Initially, I thought today’s 10 on Tuesday prompt, 10 books I’d recommend to a friend, would be an easy one, but as I went through my list of books – both on Goodreads and the notebook I kept before the Internet caught up with my OCD ways – I realized I’d read a lot of books I liked, but not that many books I loved. And to want pass a book along to someone else, I really do have to feel strongly about it. Reading takes time, and I don’t like the idea someone wasting time reading a so-so book on my suggestion. (I do think, however, that I am pickier than most; I seem to be “meh” about a lot of books people love, The Help being the most recent example.)
But here are 10 books that I not only would recommend without reservations – I’m pretty sure I have passed all of these on to friends at one time or another. Some are easy reads, while others are among the most difficult I’ve ever read, but each is worth the time.
1. Midnight’s Children, Salman Rushdie – I have been known to say that this book was like learning to read all over again, because of Rushdie’s mutli-layered magical realism and unusual turn of phrase, but for purely amazing use of words, I’ve never read anything that topped it.
2. The Bluest Eye, Toni Morrison – Easily the most heartbreaking book I have ever read, about an abused, impoverished black girl in the 1940s, whose most preciously-held dream is for blue eyes… and the life of privilege that comes with them. It opened my blue eyes in so many ways.
3. My Life in France, Julia Child – Child was in her late 30s before she discovered, and started to live, her passion, but she was also far too wise to pen a simplistic “it’s never too late” biography. It was a joy to read this and discover the witty and acerbic woman behind all those cooking shows.
4. Harry Potter and the Prisoner of Azkaban, J.K. Rowling – This is my favorite of the Harry Potter books, and the one I think that functions best as a book in its own right when removed from the series. But really, if you haven’t already, read them all.
5. Checkmate, Dorothy Dunnett – Another recommendation that is a stand-in for an entire series, Checkmate is the final book in The Lymond Chronicles, and is the book that brings six books worth of complicated plot lines together in a lovely and satisfying ending. It won’t make a whole lot of sense unless you read the first five books, though.

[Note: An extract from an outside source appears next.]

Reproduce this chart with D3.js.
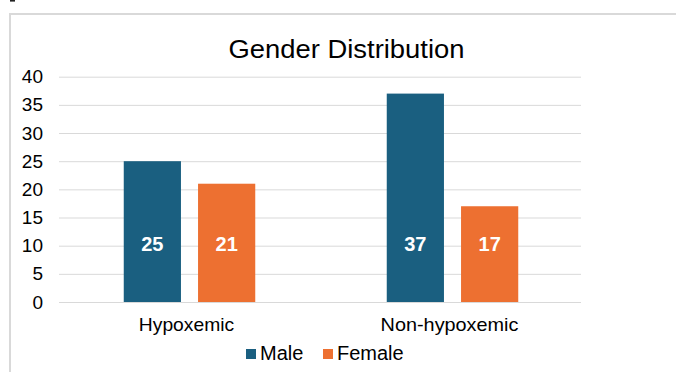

6. Alias Grace, Margaret Atwood – Beautifully-detailed historical fiction, a murder mystery, and Atwood’s always-brilliant prose… what more could anyone want?
7. The Eyre Affair, Jasper Fforde – This is a book (and the kickoff to a series) for readers. It’s pun-tastic and wink-wink, nudge-nudge about all manner of English lit, and is just a ton of fun.
8. Anne of Green Gables, L.M. Montgomery – This is sort of the M&Ms of novels to me – a perfect treat I can go to at any time. I have a hard copy on my bookshelf and an e-copy on my Kindle, so it’s always on hand in case of a reading emergency. There is never a wrong time to visit the Lake of Shining Waters with Anne and Diana.
9. On Writing Well: The Classic Guide to Writing Non-Fiction, William Zinsser – A super-dorky choice, I realize, but it’s a book I recommend all the time, because I sincerely believe it made me a better writer.
10. Outlander, Diana Gabaldon – A time-travel romance novel that bounces between World War II-era England and 18th century Scotland has no right to work, and yet this does. I think it’s because Gabaldon took the research skills she honed earning a PhD in… something scientific I can’t remember right now… and applied it to historical research, so both of the worlds the book encompasses feel real, even if the plot that connects them is farfetched.
What books are your go-to suggestions when people ask for recommendations?